# Forum Contacts & Links Estimating & Quoting  Building Certifier

## Mundz

I've recently been made aware that a project in which i was planning on undertaking is going to require to require building approval. The particular structure i was planning on build is a pool gazebo 5x5.5 with open front, sides and solid back wall.  
Long story short following this information i have contacted a building certifier and have been quoted $1500 to have this structures building certification completed. Does this sound right ? how much should i be planning for this certification. 
Any feedback would be appreciated.

----------


## OBBob

Sounds a bit ... But it can friend on location and bake of the project. Where abouts are you? Does it include the council permit? How many stages  are inspection required at?

----------


## Mundz

Im in Brisbane, I called Birsbane city council and asked them, they were next to useless saying they couldn't help me. I argued they set the laws so they should be able to, but the lady on the phone insisted that i call a building certifier.  
I have only called a place so far, i plan to call a few but to me this whole thing sounds excessive.
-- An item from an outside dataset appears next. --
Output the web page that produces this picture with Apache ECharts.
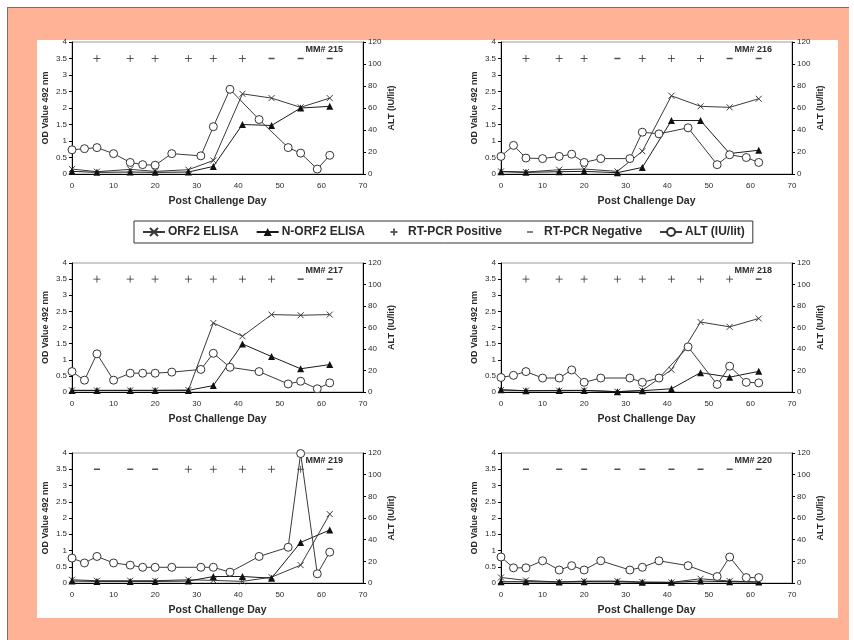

I wish there was a source of more information which outlined all this for people wanting to do works themselves.  
They did say it included the approval to build.

----------


## OBBob

Ok ... many councils now sub out the certifier role, so that may have been what they were referring to. I can't comment on Brisbane pricing but it does sound like a fair bit for a pergola.

----------


## Mundz

Cheers OBBob, i know it's just such a massive scam IMO. But whatever it's the hoop i have to jump through i guess.

----------


## barney118

have you looked up the council DCP it could be classed as exempt development

----------